Hi,
would appreciate if people would share the vDP deduplication ratios from their enviornments.
I'm trying to come up with a solid average ratio I could use in our future production backup storage calculations.
Our vDP is in an evaluation mode, so it is small, per below. I'm hoping biger environments observe better ratios.

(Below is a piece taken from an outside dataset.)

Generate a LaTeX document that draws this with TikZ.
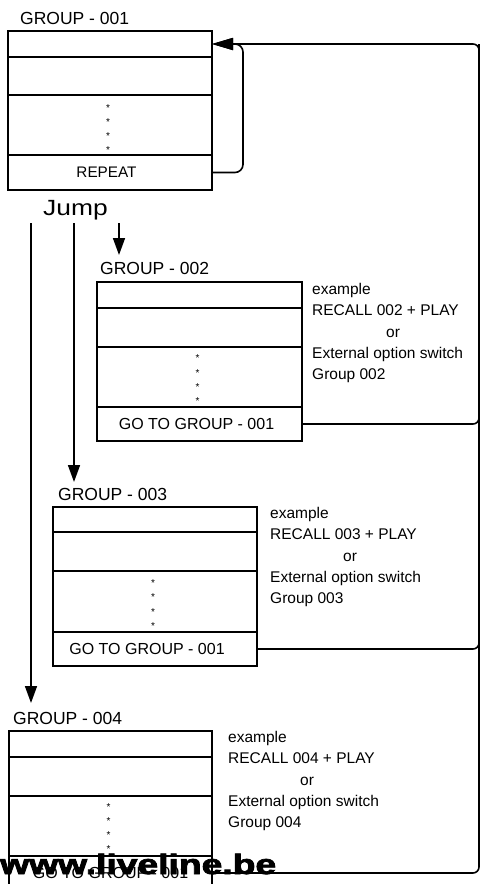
\documentclass[tikz,border=0pt]{standalone}
\usepackage{fontspec}
\setmainfont{Liberation Sans}
\newfontfamily\wmfont[FakeBold=2.5]{Liberation Sans Bold}
\usepackage{graphicx}
\usetikzlibrary{arrows.meta}
\begin{document}
\begin{tikzpicture}[x=1pt,y=-1pt,
  cell/.style={draw, line width=1.6pt, inner sep=0pt, outer sep=0pt, anchor=north west, minimum width=204pt},
  conn/.style={line width=1.6pt},
  tipd/.style={-{Triangle[length=17pt,width=12pt]}},
  glabel/.style={anchor=base west, inner sep=0pt, font=\fontsize{17.5}{20}\selectfont},
  side/.style={anchor=north west, align=left, inner sep=0pt, font=\fontsize{15.5}{21.3}\selectfont},
  rowtext/.style={inner sep=0pt, font=\fontsize{16}{18}\selectfont},
  dotstar/.style={inner sep=0pt, font=\fontsize{10}{10}\selectfont}]
\useasboundingbox (0,0) rectangle (480,884);
\clip (0,0) rectangle (480,884);

% ---------- group 1
\node[glabel] (g1l) at (20,24) {GROUP - 001};
\node[cell, minimum height=26pt] (g1a) at (8,31) {};
\node[cell, minimum height=38pt] (g1b) at (g1a.south west) {};
\node[cell, minimum height=60pt] (g1c) at (g1b.south west) {};
\node[cell, minimum height=35pt] (g1d) at (g1c.south west) {};
\node[dotstar] (g1s1) at ([shift={(-2,13)}]g1c.north) {*};
\node[dotstar] (g1s2) at ([shift={(-2,27)}]g1c.north) {*};
\node[dotstar] (g1s3) at ([shift={(-2,41)}]g1c.north) {*};
\node[dotstar] (g1s4) at ([shift={(-2,55)}]g1c.north) {*};
\node[rowtext, font=\fontsize{15.3}{18}\selectfont] (g1rep) at ([shift={(-3.5,0)}]g1d.center) {REPEAT};

\node[anchor=base, inner sep=0pt, font=\fontsize{22}{24}\selectfont] (jump) at (75.5,215) {\scalebox{1.2}[1]{Jump}};

% ---------- group 2
\node[glabel] (g2l) at (100,274) {GROUP - 002};
\node[cell, minimum height=26pt, minimum width=205pt] (g2a) at (97,282) {};
\node[cell, minimum height=39pt, minimum width=205pt] (g2b) at (g2a.south west) {};
\node[cell, minimum height=60pt, minimum width=205pt] (g2c) at (g2b.south west) {};
\node[cell, minimum height=34pt, minimum width=205pt] (g2d) at (g2c.south west) {};
\node[dotstar] (g2s1) at ([shift={(-2,11)}]g2c.north) {*};
\node[dotstar] (g2s2) at ([shift={(-2,26)}]g2c.north) {*};
\node[dotstar] (g2s3) at ([shift={(-2,40)}]g2c.north) {*};
\node[dotstar] (g2s4) at ([shift={(-2,54)}]g2c.north) {*};
\node[rowtext] (g2go) at ([shift={(-3,0)}]g2d.center) {GO TO GROUP - 001};
\node[side] (g2t) at (312,283) {example\\RECALL 002 + PLAY\\\hspace*{74pt}or\\External option switch\\Group 002};

% ---------- group 3
\node[glabel] (g3l) at (58,500.5) {GROUP - 003};
\node[cell, minimum height=25pt] (g3a) at (53,507) {};
\node[cell, minimum height=39pt] (g3b) at (g3a.south west) {};
\node[cell, minimum height=61pt] (g3c) at (g3b.south west) {};
\node[cell, minimum height=34pt] (g3d) at (g3c.south west) {};
\node[dotstar] (g3s1) at ([shift={(-2,12)}]g3c.north) {*};
\node[dotstar] (g3s2) at ([shift={(-2,26)}]g3c.north) {*};
\node[dotstar] (g3s3) at ([shift={(-2,41)}]g3c.north) {*};
\node[dotstar] (g3s4) at ([shift={(-2,55)}]g3c.north) {*};
\node[rowtext] (g3go) at ([shift={(-8,0)}]g3d.center) {GO TO GROUP - 001};
\node[side] (g3t) at (270,507) {example\\RECALL 003 + PLAY\\\hspace*{73pt}or\\External option switch\\Group 003};

% ---------- group 4
\node[glabel] (g4l) at (13,724) {GROUP - 004};
\node[cell, minimum height=26pt, minimum width=203pt] (g4a) at (9,731) {};
\node[cell, minimum height=39pt, minimum width=203pt] (g4b) at (g4a.south west) {};
\node[cell, minimum height=60pt, minimum width=203pt] (g4c) at (g4b.south west) {};
\node[cell, minimum height=34pt, minimum width=203pt] (g4d) at (g4c.south west) {};
\node[dotstar] (g4s1) at ([shift={(-2,11)}]g4c.north) {*};
\node[dotstar] (g4s2) at ([shift={(-2,25)}]g4c.north) {*};
\node[dotstar] (g4s3) at ([shift={(-2,39)}]g4c.north) {*};
\node[dotstar] (g4s4) at ([shift={(-2,53)}]g4c.north) {*};
\node[rowtext] (g4go) at (g4d.center) {GO TO GROUP - 001};
\node[side] (g4t) at (228,731) {example\\RECALL 004 + PLAY\\\hspace*{72pt}or\\External option switch\\Group 004};

% ---------- connectors
\coordinate (j4) at (31,223);  \coordinate (t4) at (31,703);
\coordinate (j3) at (74,223);  \coordinate (t3) at (74,482);
\coordinate (j2) at (119,223); \coordinate (t2) at (119,255);
\draw[conn, tipd] (j4) -- (t4);
\draw[conn, tipd] (j3) -- (t3);
\draw[conn, tipd] (j2) -- (t2);

\coordinate (rl) at (243,44);
\coordinate (tr) at (479,44);
\draw[conn, rounded corners=8pt, -{Triangle[length=21pt,width=12pt]}] (g1d.east) -| (rl) -- (g1a.east);
\draw[conn, rounded corners=6pt, -{Triangle[length=21pt,width=12pt]}] (g4d.east) -| (tr) -- (g1a.east);
\draw[conn, rounded corners=6pt] (g2d.east) -| (tr);
\draw[conn, rounded corners=6pt] (g3d.east) -| (tr);

% ---------- watermark
\node[anchor=base west, inner sep=0pt, font=\wmfont\fontsize{28}{30}\selectfont] (wm) at (0,874) {\scalebox{1.33}[1]{www.liveline.be}};
\end{tikzpicture}
\end{document}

Number of backed up VMs: 6
Non-deduplicated size: 323.3GB
Deduplicated size: 67.6GB
Dedup ratio: 4.8/1
My lab environment:
8 VMs (adding more soon)
Non-dedup size: 621GB
Dedup size: 116GB
Ratio: 5.4:1
VDP-1: (V6.0)
Number of backed up VMs:71 (Windows)
Non-deduplicated size: 6.3 TB
Deduplicated size: 1.3 TB
Dedup ratio: 4.8/1
VDP-2: (V6.0)
Number of backed up VMs:106 (windows)
Non-deduplicated size: 6.9 TB
Deduplicated size: 1.5 TB
Dedup ratio: 4.6/1
VDP-3: (V6.0)
Number of backed up VMs:62 (Windows)
Non-deduplicated size: 6.4 TB
Deduplicated size: 1.3 TB
Dedup ratio: 4.9/1
VDP-4: (V6.0)
Number of backed up VMs:72 (Linux)
Non-deduplicated size: 8.4 TB
Deduplicated size: 1.9 TB
Dedup ratio: 4.4/1
VDP version: 6.1.2.19
Number of backed up VMs: 25
Non-deduplicated size: 6,113.826 GiB
Deduplicated size: 3,128.997 GiB
Dedup ratio: 1.954/1
You might wonder why the compression ratio is so "low":
This certainly is not a very "average" environment. The major portion of storage is occupied by seismological time-series data already compressed by factors between 4:1 and 6:1.
I guess most of the compression happens with the "regular" Linux and Windows VMs in the backup set.
The lesson it should teach you: don't expect miracles if most of your data is already compressed.
For me a compression ration of almost 2:1 is pretty impressive already.